Her adviser, Jon Moerland, told The Associated Press, “Gro Harlem Brundtland has no comment on the information provided by Breivik, nor the court case in general.”

Breivik said he played the computer game “Modern Warfare” for 16 months starting in January 2010, primarily to get a feel for how to use rifle sights. In 2006 he devoted a full year to playing “World of Warcraft,” for 16 hours a day, he said.

Since Breivik has admitted to the bombing in Oslo that killed eight people and the shooting massacre at the Labor Party youth camp that left 69 dead, the key issue of the trial is to establish whether he is criminally insane.

For the first time since the trial started, Breivik didn’t flash his right-wing salute when he entered the courtroom Thursday, heeding the advise of his defense lawyer. But those who were hoping for signs of regret were disappointed.

The 33-year-old Norwegian was ice cold when he once again described his victims as “traitors” for their links to Norway’s governing Labor Party.

“Militant nationalists are split in two,” Breivik said. “One half says you should attack Muslims and minorities. The other half says you should attack elites, those who are responsible.”

Christopher Ferguson, of Texas A&M International University, said there is no link between violent video games and violent behavior. Though some research suggests that action games can improve “visuospatial cognition,” he said it’s difficult to say whether Breivik could have improved his accuracy by playing “Modern Warfare.”

“Let us keep in mind too that he was shooting kids on an island from which they could not escape easily,” Ferguson said. “That does not require great accuracy.”

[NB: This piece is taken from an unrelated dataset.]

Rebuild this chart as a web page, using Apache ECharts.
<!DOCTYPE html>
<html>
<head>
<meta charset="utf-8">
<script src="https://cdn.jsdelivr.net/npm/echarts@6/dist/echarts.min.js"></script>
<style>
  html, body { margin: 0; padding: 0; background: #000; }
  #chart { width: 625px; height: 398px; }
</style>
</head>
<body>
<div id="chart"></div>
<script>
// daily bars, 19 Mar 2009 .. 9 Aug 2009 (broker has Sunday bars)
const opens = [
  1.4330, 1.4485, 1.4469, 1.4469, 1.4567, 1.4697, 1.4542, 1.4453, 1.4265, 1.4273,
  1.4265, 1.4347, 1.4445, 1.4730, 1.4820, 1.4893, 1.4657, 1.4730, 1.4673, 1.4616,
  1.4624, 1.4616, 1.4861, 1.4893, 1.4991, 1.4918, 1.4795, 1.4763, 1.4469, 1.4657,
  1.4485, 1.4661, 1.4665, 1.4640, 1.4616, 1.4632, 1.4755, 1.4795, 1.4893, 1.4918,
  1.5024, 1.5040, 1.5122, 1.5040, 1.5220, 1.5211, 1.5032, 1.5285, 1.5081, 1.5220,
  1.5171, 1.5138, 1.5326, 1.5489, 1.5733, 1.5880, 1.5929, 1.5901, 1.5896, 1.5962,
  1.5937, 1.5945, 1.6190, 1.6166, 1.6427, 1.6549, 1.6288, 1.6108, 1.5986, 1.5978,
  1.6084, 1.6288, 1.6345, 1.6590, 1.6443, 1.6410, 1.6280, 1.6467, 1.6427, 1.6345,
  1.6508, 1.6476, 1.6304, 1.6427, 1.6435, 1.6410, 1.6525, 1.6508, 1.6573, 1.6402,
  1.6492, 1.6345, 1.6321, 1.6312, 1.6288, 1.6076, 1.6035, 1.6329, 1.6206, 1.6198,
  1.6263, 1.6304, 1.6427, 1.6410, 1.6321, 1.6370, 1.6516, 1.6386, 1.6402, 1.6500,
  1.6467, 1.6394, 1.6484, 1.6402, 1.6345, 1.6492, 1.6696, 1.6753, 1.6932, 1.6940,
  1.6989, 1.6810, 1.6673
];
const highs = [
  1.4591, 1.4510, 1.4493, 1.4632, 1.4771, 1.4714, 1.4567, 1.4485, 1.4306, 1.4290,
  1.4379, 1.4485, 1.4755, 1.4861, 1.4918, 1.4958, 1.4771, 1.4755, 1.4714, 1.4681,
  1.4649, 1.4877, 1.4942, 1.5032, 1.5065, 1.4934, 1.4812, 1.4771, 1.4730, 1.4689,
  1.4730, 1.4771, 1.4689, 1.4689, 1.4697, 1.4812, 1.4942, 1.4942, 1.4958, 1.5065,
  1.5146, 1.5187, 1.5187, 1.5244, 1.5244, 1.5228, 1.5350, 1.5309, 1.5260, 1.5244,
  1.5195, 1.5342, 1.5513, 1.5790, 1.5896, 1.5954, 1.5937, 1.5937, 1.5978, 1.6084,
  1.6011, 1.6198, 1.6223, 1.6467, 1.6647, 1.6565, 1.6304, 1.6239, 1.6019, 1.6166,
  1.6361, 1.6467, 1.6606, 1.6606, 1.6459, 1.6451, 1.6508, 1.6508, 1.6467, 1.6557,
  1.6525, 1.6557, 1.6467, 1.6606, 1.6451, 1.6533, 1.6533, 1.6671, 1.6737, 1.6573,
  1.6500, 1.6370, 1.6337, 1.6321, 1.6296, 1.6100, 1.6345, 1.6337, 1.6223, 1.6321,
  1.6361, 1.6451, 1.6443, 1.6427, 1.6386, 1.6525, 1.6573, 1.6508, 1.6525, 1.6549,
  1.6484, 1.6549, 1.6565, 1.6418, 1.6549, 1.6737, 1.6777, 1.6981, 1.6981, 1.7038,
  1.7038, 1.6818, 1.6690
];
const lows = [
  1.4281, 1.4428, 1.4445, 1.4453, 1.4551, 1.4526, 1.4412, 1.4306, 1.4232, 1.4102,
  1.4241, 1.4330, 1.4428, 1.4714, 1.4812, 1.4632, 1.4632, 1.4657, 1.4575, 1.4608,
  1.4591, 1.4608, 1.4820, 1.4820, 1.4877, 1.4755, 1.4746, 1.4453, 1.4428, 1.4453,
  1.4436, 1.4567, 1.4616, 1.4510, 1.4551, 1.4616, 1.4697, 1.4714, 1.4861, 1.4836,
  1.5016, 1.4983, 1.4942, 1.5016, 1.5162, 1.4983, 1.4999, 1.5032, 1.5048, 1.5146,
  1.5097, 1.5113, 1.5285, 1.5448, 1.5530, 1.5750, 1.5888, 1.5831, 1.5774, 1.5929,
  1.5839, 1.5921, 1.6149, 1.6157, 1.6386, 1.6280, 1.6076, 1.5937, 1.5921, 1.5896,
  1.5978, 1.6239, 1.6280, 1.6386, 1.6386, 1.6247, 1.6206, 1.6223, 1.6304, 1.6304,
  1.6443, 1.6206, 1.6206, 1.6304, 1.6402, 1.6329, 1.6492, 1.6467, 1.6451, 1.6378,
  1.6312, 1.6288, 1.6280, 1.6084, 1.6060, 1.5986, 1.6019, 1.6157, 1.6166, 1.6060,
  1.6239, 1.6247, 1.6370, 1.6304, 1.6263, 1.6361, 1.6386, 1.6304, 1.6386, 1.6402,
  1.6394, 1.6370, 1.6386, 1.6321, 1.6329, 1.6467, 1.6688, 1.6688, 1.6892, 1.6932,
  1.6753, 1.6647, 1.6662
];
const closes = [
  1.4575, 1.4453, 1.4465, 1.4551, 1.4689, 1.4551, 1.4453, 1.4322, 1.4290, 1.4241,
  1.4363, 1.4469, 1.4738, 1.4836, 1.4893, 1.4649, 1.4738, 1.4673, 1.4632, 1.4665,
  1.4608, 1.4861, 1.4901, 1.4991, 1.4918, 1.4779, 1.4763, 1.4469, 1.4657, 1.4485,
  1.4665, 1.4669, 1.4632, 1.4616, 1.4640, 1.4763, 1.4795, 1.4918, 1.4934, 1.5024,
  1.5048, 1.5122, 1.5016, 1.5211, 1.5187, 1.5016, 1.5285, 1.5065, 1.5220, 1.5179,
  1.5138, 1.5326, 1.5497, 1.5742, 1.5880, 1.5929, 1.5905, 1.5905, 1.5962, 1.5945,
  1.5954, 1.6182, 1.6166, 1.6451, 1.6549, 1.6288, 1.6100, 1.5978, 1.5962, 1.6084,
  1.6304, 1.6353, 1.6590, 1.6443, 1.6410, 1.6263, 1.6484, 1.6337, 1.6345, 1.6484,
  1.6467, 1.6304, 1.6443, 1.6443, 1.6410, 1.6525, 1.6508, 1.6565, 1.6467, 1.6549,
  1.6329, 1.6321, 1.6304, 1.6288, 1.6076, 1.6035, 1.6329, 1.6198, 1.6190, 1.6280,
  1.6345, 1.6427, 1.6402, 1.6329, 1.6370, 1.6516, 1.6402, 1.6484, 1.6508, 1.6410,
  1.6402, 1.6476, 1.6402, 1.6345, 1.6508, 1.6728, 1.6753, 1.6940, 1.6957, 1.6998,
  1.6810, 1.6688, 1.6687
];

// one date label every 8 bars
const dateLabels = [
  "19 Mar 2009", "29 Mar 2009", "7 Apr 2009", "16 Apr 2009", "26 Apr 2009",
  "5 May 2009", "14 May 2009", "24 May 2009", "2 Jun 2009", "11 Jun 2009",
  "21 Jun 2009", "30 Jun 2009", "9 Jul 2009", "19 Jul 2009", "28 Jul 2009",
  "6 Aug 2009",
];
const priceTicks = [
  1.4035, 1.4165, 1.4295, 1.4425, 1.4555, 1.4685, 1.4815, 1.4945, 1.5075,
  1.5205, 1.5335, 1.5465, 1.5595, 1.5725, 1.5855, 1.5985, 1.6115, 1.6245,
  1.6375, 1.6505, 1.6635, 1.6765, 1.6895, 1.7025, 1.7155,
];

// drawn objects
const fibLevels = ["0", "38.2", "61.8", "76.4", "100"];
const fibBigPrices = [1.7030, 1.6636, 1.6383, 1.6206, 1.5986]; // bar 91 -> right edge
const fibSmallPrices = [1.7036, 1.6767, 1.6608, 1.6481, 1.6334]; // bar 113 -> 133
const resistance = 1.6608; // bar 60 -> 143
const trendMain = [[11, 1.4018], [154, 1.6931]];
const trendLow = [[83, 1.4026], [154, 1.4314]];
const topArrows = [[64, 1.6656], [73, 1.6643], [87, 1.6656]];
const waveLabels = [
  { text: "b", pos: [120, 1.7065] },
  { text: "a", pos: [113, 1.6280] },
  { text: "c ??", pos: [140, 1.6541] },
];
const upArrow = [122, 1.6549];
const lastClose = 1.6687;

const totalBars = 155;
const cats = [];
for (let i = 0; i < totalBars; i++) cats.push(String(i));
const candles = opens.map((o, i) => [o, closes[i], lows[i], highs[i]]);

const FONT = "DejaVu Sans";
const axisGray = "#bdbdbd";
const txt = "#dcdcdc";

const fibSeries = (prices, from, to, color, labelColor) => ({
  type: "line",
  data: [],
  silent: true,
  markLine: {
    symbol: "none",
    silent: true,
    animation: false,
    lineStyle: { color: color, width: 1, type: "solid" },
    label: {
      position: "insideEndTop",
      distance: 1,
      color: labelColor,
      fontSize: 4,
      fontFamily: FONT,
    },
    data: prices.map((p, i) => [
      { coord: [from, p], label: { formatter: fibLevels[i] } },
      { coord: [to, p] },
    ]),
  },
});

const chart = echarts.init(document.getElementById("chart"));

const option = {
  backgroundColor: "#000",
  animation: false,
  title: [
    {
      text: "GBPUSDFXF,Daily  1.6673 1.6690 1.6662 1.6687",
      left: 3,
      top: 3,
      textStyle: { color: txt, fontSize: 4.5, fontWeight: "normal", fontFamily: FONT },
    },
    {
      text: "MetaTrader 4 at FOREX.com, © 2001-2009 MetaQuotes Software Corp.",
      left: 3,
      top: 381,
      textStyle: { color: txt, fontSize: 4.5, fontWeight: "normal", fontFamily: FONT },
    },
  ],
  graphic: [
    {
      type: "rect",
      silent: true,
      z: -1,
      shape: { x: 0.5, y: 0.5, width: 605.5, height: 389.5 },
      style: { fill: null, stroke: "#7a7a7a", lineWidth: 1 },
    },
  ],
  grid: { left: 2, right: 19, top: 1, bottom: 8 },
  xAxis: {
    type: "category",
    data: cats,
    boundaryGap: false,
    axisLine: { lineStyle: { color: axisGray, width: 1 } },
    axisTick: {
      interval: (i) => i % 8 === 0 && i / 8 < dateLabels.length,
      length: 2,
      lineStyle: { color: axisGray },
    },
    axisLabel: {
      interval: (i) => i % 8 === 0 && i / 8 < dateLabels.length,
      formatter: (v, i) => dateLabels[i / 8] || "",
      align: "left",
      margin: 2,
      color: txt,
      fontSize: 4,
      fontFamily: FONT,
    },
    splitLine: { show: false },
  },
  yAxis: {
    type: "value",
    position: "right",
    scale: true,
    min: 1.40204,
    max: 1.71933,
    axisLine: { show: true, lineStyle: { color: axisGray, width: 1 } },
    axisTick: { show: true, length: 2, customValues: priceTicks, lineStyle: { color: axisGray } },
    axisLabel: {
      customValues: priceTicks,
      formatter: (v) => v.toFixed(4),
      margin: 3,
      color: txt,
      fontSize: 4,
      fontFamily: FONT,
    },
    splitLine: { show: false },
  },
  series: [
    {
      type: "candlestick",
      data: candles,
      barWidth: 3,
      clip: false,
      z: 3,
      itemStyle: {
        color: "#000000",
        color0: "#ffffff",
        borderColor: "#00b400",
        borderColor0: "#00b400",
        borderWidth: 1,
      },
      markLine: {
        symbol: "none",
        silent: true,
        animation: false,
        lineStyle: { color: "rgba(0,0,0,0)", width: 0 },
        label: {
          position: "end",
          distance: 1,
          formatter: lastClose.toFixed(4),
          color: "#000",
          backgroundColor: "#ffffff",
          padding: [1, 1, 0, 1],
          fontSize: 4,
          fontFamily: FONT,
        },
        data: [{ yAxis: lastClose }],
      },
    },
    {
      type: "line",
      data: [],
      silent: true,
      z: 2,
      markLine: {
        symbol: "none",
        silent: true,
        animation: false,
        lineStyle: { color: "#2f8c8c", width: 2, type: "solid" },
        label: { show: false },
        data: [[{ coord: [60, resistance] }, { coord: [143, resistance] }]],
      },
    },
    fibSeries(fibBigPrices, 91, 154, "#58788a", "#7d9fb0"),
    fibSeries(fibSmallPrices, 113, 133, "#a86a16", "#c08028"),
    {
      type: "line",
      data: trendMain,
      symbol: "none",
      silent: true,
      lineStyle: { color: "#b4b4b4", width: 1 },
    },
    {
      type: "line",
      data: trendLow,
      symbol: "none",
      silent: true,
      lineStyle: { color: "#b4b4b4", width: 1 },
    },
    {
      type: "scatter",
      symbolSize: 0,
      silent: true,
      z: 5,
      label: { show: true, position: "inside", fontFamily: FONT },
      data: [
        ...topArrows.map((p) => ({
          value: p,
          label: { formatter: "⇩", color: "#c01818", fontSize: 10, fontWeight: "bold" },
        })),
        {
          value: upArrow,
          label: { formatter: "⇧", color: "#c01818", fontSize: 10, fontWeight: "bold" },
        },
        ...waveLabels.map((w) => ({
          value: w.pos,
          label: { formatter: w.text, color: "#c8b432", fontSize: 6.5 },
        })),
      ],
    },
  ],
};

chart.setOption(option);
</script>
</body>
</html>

Breivik said his original plans were to set off three bombs in Oslo, including at the royal palace, but building just one fertilizer bomb turned out to be “much more difficult than I thought.”

His preferred targets for the shooting massacre were an annual conference of Norwegian journalists or the Labor Party’s annual meeting. But he couldn’t get prepared in time, so he decided on striking against the summer retreat of the Labor Party’s youth wing.

Breivik said he had expected to be confronted by armed police when he left Oslo for Utoya island, armed with a handgun and a rifle — both named after Norse gods.

“I estimated the chances of survival as less than 5 percent,” he said.

During his testimony, Breivik calmly answers questions from prosecutors, except when they ask about the alleged anti-Muslim “Knights Templar” network he claims to belong to. Prosecutors say they don’t believe it exists.

When he smiled at one point during questioning Wednesday, Prosecutor Svein Holden asked him how he thought the bereaved watching the proceedings in court would react to that.

“They probably react in a natural way, with horror and disgust,” Breivik said. He said he smiled because he knew where Holden was going with his line of questioning.

The main point of his defense is to avoid an insanity ruling, which would deflate his political arguments. He repeatedly accuses prosecutors of trying to “ridicule” him by highlighting portions of a rambling, 1,500-page manifesto he posted before the attacks.

In it — and in a shortened version he read to the court on Tuesday — he said the “Knights Templar” will lead a revolt against “multiculturalist” governments around Europe, with the aim of deporting Muslims.

If found sane, Breivik could face a maximum 21-year prison sentence or an alternate custody arrangement that would keep him locked up as long as he is considered a menace to society. If declared insane, he would be committed to psychiatric care for as long as he’s considered ill.